But you aren't translating the top of the pedal "the same amount in the same direction" relative to the center of the crank. The rotation axis would also have to move (which it doesn't do).

Again, you're measuring from the wrong point. The center of the circular path is not the crank spindle -- it's located above the spindle by an amount equal to the stack height.

The center of the crank is the right point. (Well, it's certainly not "wrong".) I was clear about what point I was using/considering. Other people were less clear.

Nope.

On edit: this is such a trivial math problem that it's really not worth spending anymore time on it.

That's a useless "argument".

The interaction is through the center of the crank. Not through some imaginary point chosen to try to make an argument.

A circle is most definitely not an ellipse.
Circle: All points equidistant from a single point.
Ellipse: All points equidistant from two points.

Put those two points close enough together and your ellipse may look like a circle, but it won't be. They are never, ever the same thing.

A circle is just an ellipse where the two foci are coincident. It's analogous to the statement "a square is a rectangle", because a square is just a rectangle with four equal sides.

This doesn't appear to be correct. (Not sure why you didn't look it up before committing yourself.)

Several people have given you the correct explanation of why the path is circular, but you haven't listened to anyone. "Nope" is all that's left.

No, they aren't convincing.

Using the center of the crank isn't "wrong".

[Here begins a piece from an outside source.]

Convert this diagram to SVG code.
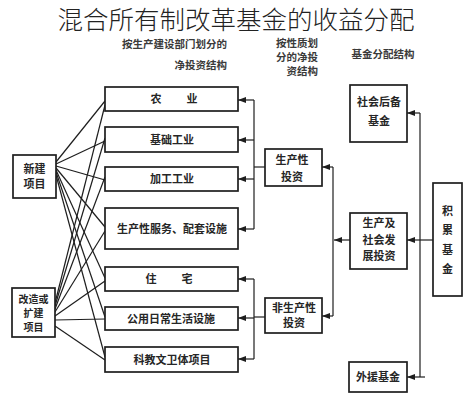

(Using the imaginary point is a "circular" argument.)

graph paper. Draw it out 🙄

You don't need graph paper. The distance to the center of the crank obviously varies.

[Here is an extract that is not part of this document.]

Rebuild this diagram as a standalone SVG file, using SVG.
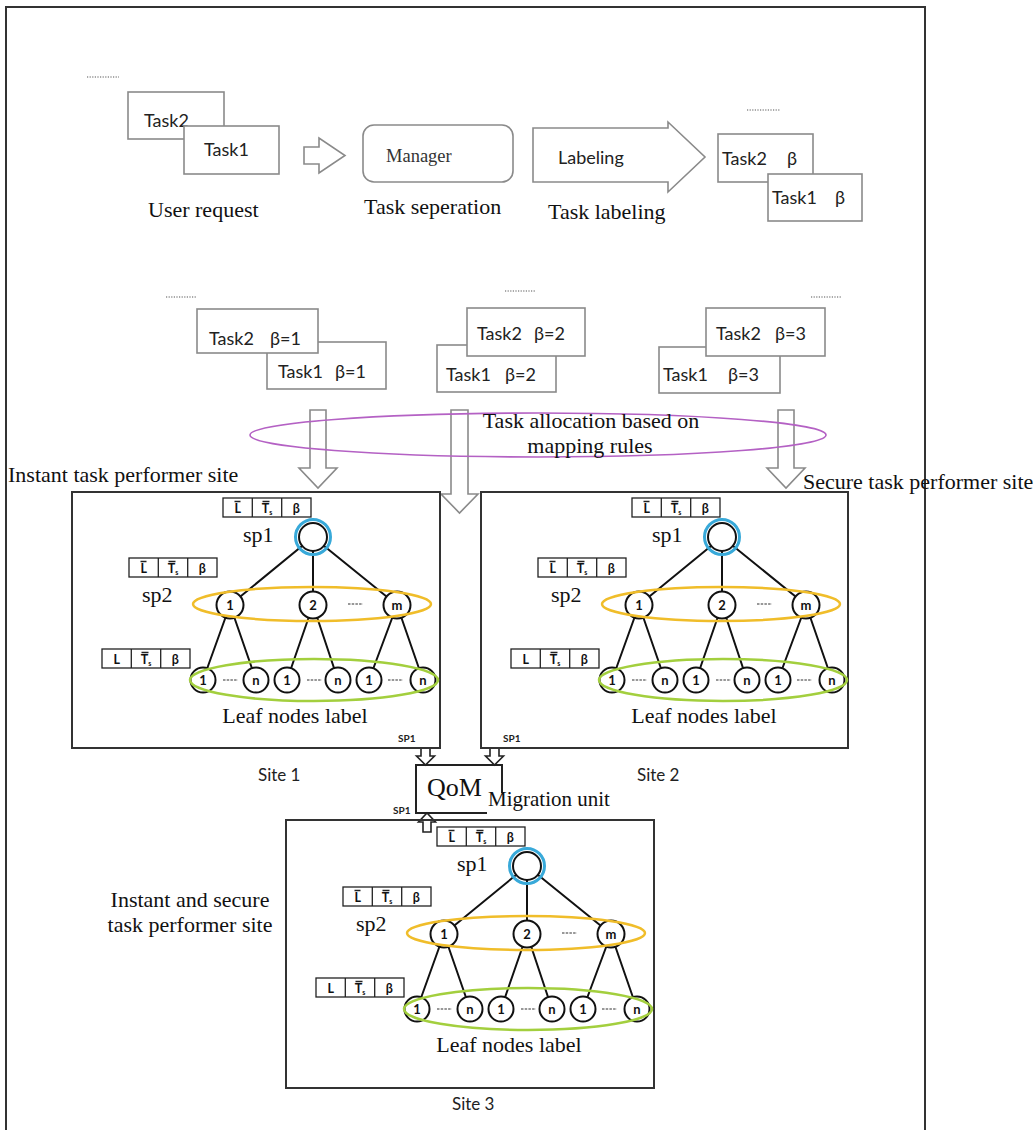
<svg xmlns="http://www.w3.org/2000/svg" xmlns:xlink="http://www.w3.org/1999/xlink" width="1036" height="1130" viewBox="0 0 1036 1130">
<style>
.tb{fill:#fff;stroke:#8a8a8a;stroke-width:1.6}
.ha{fill:#fff;stroke:#8a8a8a;stroke-width:1.6}
.sa{fill:#fff;stroke:#222;stroke-width:1.6}
.tk{font-family:Lato,'Noto Sans',sans-serif;font-size:18px;fill:#222}
.cap{font-family:'Liberation Serif',serif;font-size:22px;fill:#111}
.site{fill:none;stroke:#333;stroke-width:2}
.lbt{font-family:Lato,'Noto Sans',sans-serif;font-size:12.5px;font-weight:bold;text-anchor:middle;fill:#111}
.e{stroke:#111;stroke-width:2;fill:none}
.nd{fill:#fff;stroke:#111;stroke-width:2}
.nl{font-family:Lato,'Noto Sans',sans-serif;font-size:13px;font-weight:bold;text-anchor:middle;fill:#111}
.og{fill:none;stroke:#f0bd2a;stroke-width:2.5}
.gr{fill:none;stroke:#a3cf3e;stroke-width:2.5}
.bl{fill:none;stroke:#38a9d9;stroke-width:3}
.dash{stroke:#333;stroke-width:1.2;stroke-dasharray:2.5 1.2;fill:none}
.dots{stroke:#555;stroke-width:1.2;stroke-dasharray:1.2 1.4;fill:none}
.spl{font-family:Lato,'Noto Sans',sans-serif;font-weight:bold;font-size:10px;fill:#222}
.sp{font-family:'Liberation Serif',serif;font-size:22px;fill:#111}
.site-t{font-family:Lato,'Noto Sans',sans-serif;font-size:17px;fill:#222}
</style>
<defs>
<g id="lbA"><rect width="88" height="19" fill="#fff" stroke="#222" stroke-width="1.3"/><path d="M29.3 0V19M58.7 0V19M11.5 3.5h6M39.5 3.5h7" stroke="#222" stroke-width="1.3" fill="none"/></g>
<g id="lbB"><rect width="88" height="19" fill="#fff" stroke="#222" stroke-width="1.3"/><path d="M29.3 0V19M58.7 0V19M39.5 3.5h7" stroke="#222" stroke-width="1.3" fill="none"/></g>
</defs>

<path d="M6 1130V7H925V1130" fill="none" stroke="#333" stroke-width="2"/>

<g id="user-request">
<path class="dots" d="M87 77H119"/>
<rect class="tb" x="128" y="92" width="96" height="47"/>
<text class="tk" x="144" y="127">Task2</text>
<rect class="tb" x="184" y="126" width="95" height="48"/>
<text class="tk" x="204" y="156">Task1</text>
<text class="cap" x="148" y="217">User request</text>
</g>

<g id="manager">
<rect class="tb" x="363" y="125" width="150" height="57" rx="11"/>
<text x="386" y="162" font-family="'Liberation Serif',serif" font-size="18.5" fill="#333">Manager</text>
<text class="cap" x="364" y="214">Task seperation</text>
</g>

<g id="labeling">
<path class="ha" d="M533 128H668V122L705 157L668 192V182H533Z"/>
<text x="558" y="164" font-family="Lato,'Noto Sans',sans-serif" font-size="18" fill="#222">Labeling</text>
<text class="cap" x="548" y="219">Task labeling</text>
</g>

<g id="labeled-tasks">
<path class="dots" d="M747 110H780"/>
<rect class="tb" x="718" y="134" width="95" height="48"/>
<text class="tk" y="165"><tspan x="722">Task2</tspan><tspan x="787">β</tspan></text>
<rect class="tb" x="768" y="174" width="94" height="47"/>
<text class="tk" y="204"><tspan x="772">Task1</tspan><tspan x="835">β</tspan></text>
</g>

<g id="tasks-beta1">
<path class="dots" d="M166 297H197"/>
<rect class="tb" x="267" y="342" width="119" height="47"/>
<rect class="tb" x="197" y="309" width="121" height="44"/>
<text class="tk" y="345"><tspan x="209">Task2</tspan><tspan x="270">β=1</tspan></text>
<text class="tk" y="378"><tspan x="278">Task1</tspan><tspan x="335">β=1</tspan></text>
</g>

<g id="tasks-beta2">
<path class="dots" d="M505 291H536"/>
<rect class="tb" x="437" y="345" width="119" height="47"/>
<rect class="tb" x="467" y="308" width="118" height="48"/>
<text class="tk" y="340"><tspan x="477">Task2</tspan><tspan x="534">β=2</tspan></text>
<text class="tk" y="381"><tspan x="446">Task1</tspan><tspan x="505">β=2</tspan></text>
</g>

<g id="tasks-beta3">
<path class="dots" d="M811 297H842"/>
<rect class="tb" x="659" y="347" width="121" height="46"/>
<rect class="tb" x="706" y="308" width="119" height="48"/>
<text class="tk" y="340"><tspan x="716">Task2</tspan><tspan x="775">β=3</tspan></text>
<text class="tk" y="381"><tspan x="663">Task1</tspan><tspan x="728">β=3</tspan></text>
</g>

<g id="connectors">
<path class="ha" d="M304 147H319V138L345 155.5L319 173V164H304Z"/>
<path class="ha" d="M310 410V468H299L318 488L337 468H326V410Z"/>
<path class="ha" d="M451 410V494H441L459.5 513L478 494H468V410Z"/>
<path class="ha" d="M778 410V468H767L786 488L805 468H794V410Z"/>
<path class="sa" d="M421 748V756H416.5L425.5 765L434.5 756H430V748Z"/>
<path class="sa" d="M490 748V756H485.5L494.5 765L503.5 756H499V748Z"/>
<path class="sa" d="M423 832V822H418.5L427 813L435.5 822H431V832Z"/>
</g>

<g id="allocation">
<ellipse cx="538" cy="435" rx="288" ry="22" fill="none" stroke="#b461c4" stroke-width="1.6"/>
<text class="cap" x="591" y="428" text-anchor="middle">Task allocation based on</text>
<text class="cap" x="590" y="453" text-anchor="middle">mapping rules</text>
</g>

<text class="cap" x="8" y="482">Instant task performer site</text>
<text class="cap" x="803" y="489">Secure task performer site</text>

<g id="site1">
<rect class="site" x="72" y="492" width="368" height="256"/>
<use href="#lbA" x="223" y="498"/>
<text class="lbt" y="513"><tspan x="237.7">L</tspan><tspan x="267">T<tspan font-size="7" dy="2">s</tspan></tspan><tspan x="296.3" dy="-2">β</tspan></text>
<use href="#lbA" x="129" y="558"/>
<text class="lbt" y="573"><tspan x="143.7">L</tspan><tspan x="173">T<tspan font-size="7" dy="2">s</tspan></tspan><tspan x="202.3" dy="-2">β</tspan></text>
<use href="#lbB" x="102" y="649"/>
<text class="lbt" y="664"><tspan x="116.7">L</tspan><tspan x="146">T<tspan font-size="7" dy="2">s</tspan></tspan><tspan x="175.3" dy="-2">β</tspan></text>
<text class="sp" x="243" y="542">sp1</text>
<text class="sp" x="142" y="602">sp2</text>
<path class="e" d="M313 537L230 605M313 537V605M313 537L397 605M230 605L203 680M230 605L256 680M313 605L287 680M313 605L338 680M397 605L369 680M397 605L423 680"/>
<circle class="nd" cx="313" cy="537" r="14"/>
<circle class="bl" cx="313" cy="537" r="17.5"/>
<circle class="nd" cx="230" cy="605" r="13.5"/><text class="nl" x="230" y="609.5">1</text>
<circle class="nd" cx="313" cy="605" r="13.5"/><text class="nl" x="313" y="609.5">2</text>
<circle class="nd" cx="397" cy="605" r="13.5"/><text class="nl" x="397" y="609.5">m</text>
<circle class="nd" cx="203" cy="680" r="12.5"/><text class="nl" x="203" y="684.5">1</text>
<circle class="nd" cx="256" cy="680" r="12.5"/><text class="nl" x="256" y="684.5">n</text>
<circle class="nd" cx="287" cy="680" r="12.5"/><text class="nl" x="287" y="684.5">1</text>
<circle class="nd" cx="338" cy="680" r="12.5"/><text class="nl" x="338" y="684.5">n</text>
<circle class="nd" cx="369" cy="680" r="12.5"/><text class="nl" x="369" y="684.5">1</text>
<circle class="nd" cx="423" cy="680" r="12.5"/><text class="nl" x="423" y="684.5">n</text>
<path class="dash" d="M348 604h15M223 680h15M307 680h15M388 680h15"/>
<ellipse class="og" cx="312" cy="604" rx="119" ry="17"/>
<ellipse class="gr" cx="314" cy="680" rx="124" ry="21"/>
<text class="cap" x="295" y="723" text-anchor="middle">Leaf nodes label</text>
<text class="spl" x="398" y="742">SP1</text>
<text class="site-t" x="258" y="781">Site 1</text>
</g>

<g id="site2">
<rect class="site" x="481" y="492" width="367" height="256"/>
<use href="#lbA" x="632" y="498"/>
<text class="lbt" y="513"><tspan x="646.7">L</tspan><tspan x="676">T<tspan font-size="7" dy="2">s</tspan></tspan><tspan x="705.3" dy="-2">β</tspan></text>
<use href="#lbA" x="538" y="558"/>
<text class="lbt" y="573"><tspan x="552.7">L</tspan><tspan x="582">T<tspan font-size="7" dy="2">s</tspan></tspan><tspan x="611.3" dy="-2">β</tspan></text>
<use href="#lbB" x="511" y="649"/>
<text class="lbt" y="664"><tspan x="525.7">L</tspan><tspan x="555">T<tspan font-size="7" dy="2">s</tspan></tspan><tspan x="584.3" dy="-2">β</tspan></text>
<text class="sp" x="652" y="542">sp1</text>
<text class="sp" x="551" y="602">sp2</text>
<path class="e" d="M722 537L639 605M722 537V605M722 537L806 605M639 605L612 680M639 605L665 680M722 605L696 680M722 605L747 680M806 605L778 680M806 605L832 680"/>
<circle class="nd" cx="722" cy="537" r="14"/>
<circle class="bl" cx="722" cy="537" r="17.5"/>
<circle class="nd" cx="639" cy="605" r="13.5"/><text class="nl" x="639" y="609.5">1</text>
<circle class="nd" cx="722" cy="605" r="13.5"/><text class="nl" x="722" y="609.5">2</text>
<circle class="nd" cx="806" cy="605" r="13.5"/><text class="nl" x="806" y="609.5">m</text>
<circle class="nd" cx="612" cy="680" r="12.5"/><text class="nl" x="612" y="684.5">1</text>
<circle class="nd" cx="665" cy="680" r="12.5"/><text class="nl" x="665" y="684.5">n</text>
<circle class="nd" cx="696" cy="680" r="12.5"/><text class="nl" x="696" y="684.5">1</text>
<circle class="nd" cx="747" cy="680" r="12.5"/><text class="nl" x="747" y="684.5">n</text>
<circle class="nd" cx="778" cy="680" r="12.5"/><text class="nl" x="778" y="684.5">1</text>
<circle class="nd" cx="832" cy="680" r="12.5"/><text class="nl" x="832" y="684.5">n</text>
<path class="dash" d="M757 604h15M632 680h15M716 680h15M797 680h15"/>
<ellipse class="og" cx="721" cy="604" rx="119" ry="17"/>
<ellipse class="gr" cx="723" cy="680" rx="124" ry="21"/>
<text class="cap" x="704" y="723" text-anchor="middle">Leaf nodes label</text>
<text class="spl" x="503" y="742">SP1</text>
<text class="site-t" x="637" y="781">Site 2</text>
</g>

<g id="qom">
<path d="M487 813H416V765H502V793" fill="none" stroke="#222" stroke-width="2"/>
<text x="427" y="796" font-family="'Liberation Serif',serif" font-size="26" fill="#111">QoM</text>
<text x="488" y="806" font-family="'Liberation Serif',serif" font-size="21" fill="#111">Migration unit</text>
</g>

<g id="site3">
<rect class="site" x="286" y="820" width="368" height="268"/>
<use href="#lbA" x="437" y="827"/>
<text class="lbt" y="842"><tspan x="451.7">L</tspan><tspan x="481">T<tspan font-size="7" dy="2">s</tspan></tspan><tspan x="510.3" dy="-2">β</tspan></text>
<use href="#lbA" x="343" y="887"/>
<text class="lbt" y="902"><tspan x="357.7">L</tspan><tspan x="387">T<tspan font-size="7" dy="2">s</tspan></tspan><tspan x="416.3" dy="-2">β</tspan></text>
<use href="#lbB" x="316" y="978"/>
<text class="lbt" y="993"><tspan x="330.7">L</tspan><tspan x="360">T<tspan font-size="7" dy="2">s</tspan></tspan><tspan x="389.3" dy="-2">β</tspan></text>
<text class="sp" x="457" y="871">sp1</text>
<text class="sp" x="356" y="931">sp2</text>
<path class="e" d="M527 866L444 934M527 866V934M527 866L611 934M444 934L417 1009M444 934L470 1009M527 934L501 1009M527 934L552 1009M611 934L583 1009M611 934L637 1009"/>
<circle class="nd" cx="527" cy="866" r="14"/>
<circle class="bl" cx="527" cy="866" r="17.5"/>
<circle class="nd" cx="444" cy="934" r="13.5"/><text class="nl" x="444" y="938.5">1</text>
<circle class="nd" cx="527" cy="934" r="13.5"/><text class="nl" x="527" y="938.5">2</text>
<circle class="nd" cx="611" cy="934" r="13.5"/><text class="nl" x="611" y="938.5">m</text>
<circle class="nd" cx="417" cy="1009" r="12.5"/><text class="nl" x="417" y="1013.5">1</text>
<circle class="nd" cx="470" cy="1009" r="12.5"/><text class="nl" x="470" y="1013.5">n</text>
<circle class="nd" cx="501" cy="1009" r="12.5"/><text class="nl" x="501" y="1013.5">1</text>
<circle class="nd" cx="552" cy="1009" r="12.5"/><text class="nl" x="552" y="1013.5">n</text>
<circle class="nd" cx="583" cy="1009" r="12.5"/><text class="nl" x="583" y="1013.5">1</text>
<circle class="nd" cx="637" cy="1009" r="12.5"/><text class="nl" x="637" y="1013.5">n</text>
<path class="dash" d="M562 933h15M437 1009h15M521 1009h15M602 1009h15"/>
<ellipse class="og" cx="526" cy="933" rx="119" ry="17"/>
<ellipse class="gr" cx="528" cy="1009" rx="124" ry="21"/>
<text class="cap" x="509" y="1052" text-anchor="middle">Leaf nodes label</text>
<text class="spl" x="393" y="814">SP1</text>
<text class="cap" x="190" y="907" text-anchor="middle">Instant and secure</text>
<text class="cap" x="190" y="932" text-anchor="middle">task performer site</text>
<text class="site-t" x="452" y="1110">Site 3</text>
</g>
</svg>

(The distance to some imaginary point doesn't vary but that point is not doing anything physically.)

One might be able to argue that using the imaginary point is equally valid to using the center of the crank but using the center of the crank isn't wrong.

I don't think the imaginary point is equally (or more) valid than the center of the crank.

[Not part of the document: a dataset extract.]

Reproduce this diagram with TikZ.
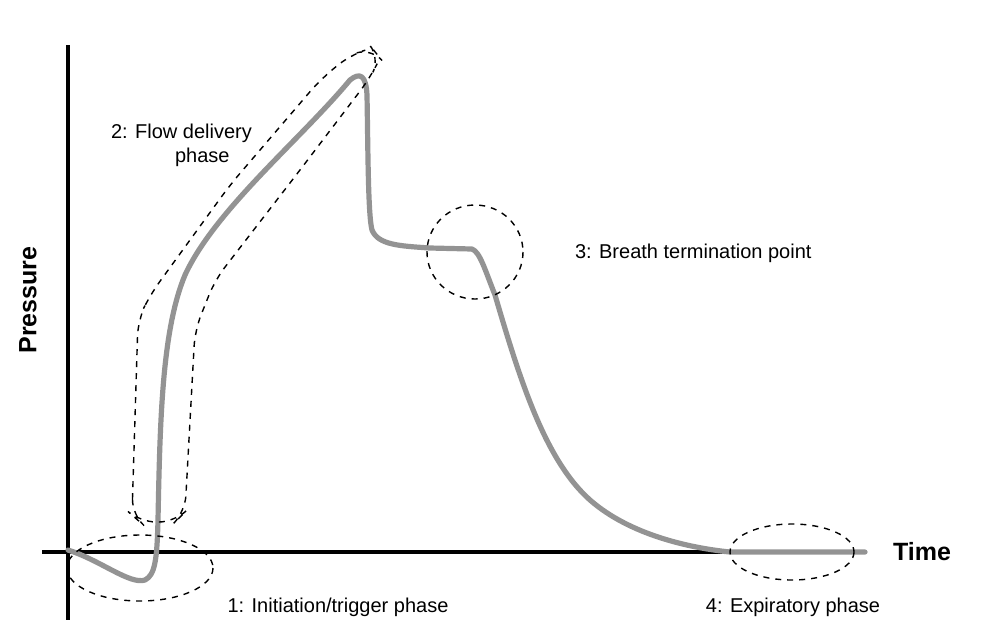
\documentclass[tikz,border=0pt]{standalone}
\usepackage{fontspec}
\setmainfont{Liberation Sans}
\begin{document}
\begin{tikzpicture}[x=0.5pt,y=-0.5pt,
  axis/.style={line width=2pt,black},
  curve/.style={line width=2.6pt,gray!85,line cap=round,line join=round},
  ring/.style={dashed,line width=0.7pt,black},
  lbl/.style={font=\fontsize{10}{12}\selectfont,align=left}]
\useasboundingbox (0,0) rectangle (1000,639);
\draw[axis] (68,45) -- (68,620);
\draw[axis] (42,552) -- (865,552);
\node[font=\bfseries\fontsize{12.5}{14}\selectfont] (time) at (922,552) {Time};
\node[font=\bfseries\fontsize{12.5}{14}\selectfont,rotate=90] (pres) at (28,300) {Pressure};
\draw[curve] (68,550) .. controls (100,560) and (130,585) .. (145,580)
  .. controls (155,575) and (157,560) .. (158,520)
  .. controls (160,420) and (162,330) .. (185,275)
  .. controls (215,210) and (300,140) .. (350,80)
  .. controls (360,72) and (366,75) .. (367,95)
  .. controls (368,150) and (368,215) .. (372,230)
  .. controls (378,245) and (400,246) .. (430,248)
  -- (472,249)
  .. controls (480,252) and (485,270) .. (495,295)
  .. controls (520,380) and (545,460) .. (590,500)
  .. controls (630,535) and (690,548) .. (730,552) -- (865,552);
\draw[ring] (140,568) ellipse [x radius=73, y radius=33];
\draw[ring] (475,252) ellipse [x radius=48, y radius=47];
\draw[ring] (792,552) ellipse [x radius=62, y radius=28];
\draw[ring,rounded corners=8] (132,515) -- (138,320) -- (150,295)
  -- (230,185) -- (320,80) -- (350,55) -- (372,48) -- (380,58) -- (370,78)
  -- (300,170) -- (215,280) -- (195,330) -- (185,512) -- (175,522) -- (140,522) -- cycle;
\node[lbl,anchor=west] (l2) at (104,145) {2: Flow delivery\\\hspace*{3.2em}phase};
\node[lbl,anchor=west] (l3) at (568,253) {3: Breath termination point};
\node[lbl] (l1) at (338,607) {1: Initiation/trigger phase};
\node[lbl] (l4) at (793,607) {4: Expiratory phase};
\end{tikzpicture}
\end{document}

You really have to make the argument that the imaginary point is the only valid point and that the center of the crank can just be dismissed.

This is exactly it. The center of the circle is the center of the circle, not the center of the BB spindle.

It's an imaginary point. Using the center of the crank is (at least) equally valid.

Then start with the general equation for a circle and introduce a translation -- the resulting equation is still a circle.

Around an imaginary point. The physical point of rotation is still the center of the crank.

No, you're looking at it wrong. Do your drawing again, but this time, make the stack height equal to the crank length. That would mean that as the crank spindle passes through Bottom Dead Center, the pedal top will be in line with the BB center, yes? So the BB center CANNOT BE the center of the path described by the pedal top.

A circle is a circle. It doesn't matter if the center of the circle is an imaginary point in space or the Rock of Gibraltar -- it's still a circle. You're out of your depth on this one.

No, it's not. The center of a circle is a defined point, defined by being equidistant from all points of the circle. You are choosing an arbitrary point and then trying to bend the geometry around it. That ain't how it works.

A tautology.

The crank center isn't "arbitrary". (Calling it "arbitrary" is bizarre.)

This is a "frame of reference" issue. The imaginary point is one frame of reference. The center of the crank is another.

A tautology.

This is a frame of reference issue. You and others think the imaginary point is the only correct frame of reference for some reason.

It's really only valid to make to make the argument that "it's a circle". It's a tautological argument.

You are most definitely wrong on this point.

This.

*sigh*
It's not a tautology, it's inherent in the definition of a circle - "A circle is a perfectly round, two-dimensional shape where all points on its edge are the same distance from a center point." So the center is ALWAYS AND BY DEFINITION the point in space equidistant from all the points on the edge.

It's mind boggling that you have to explain what a circle is. It's depressing that your effort will be in vain.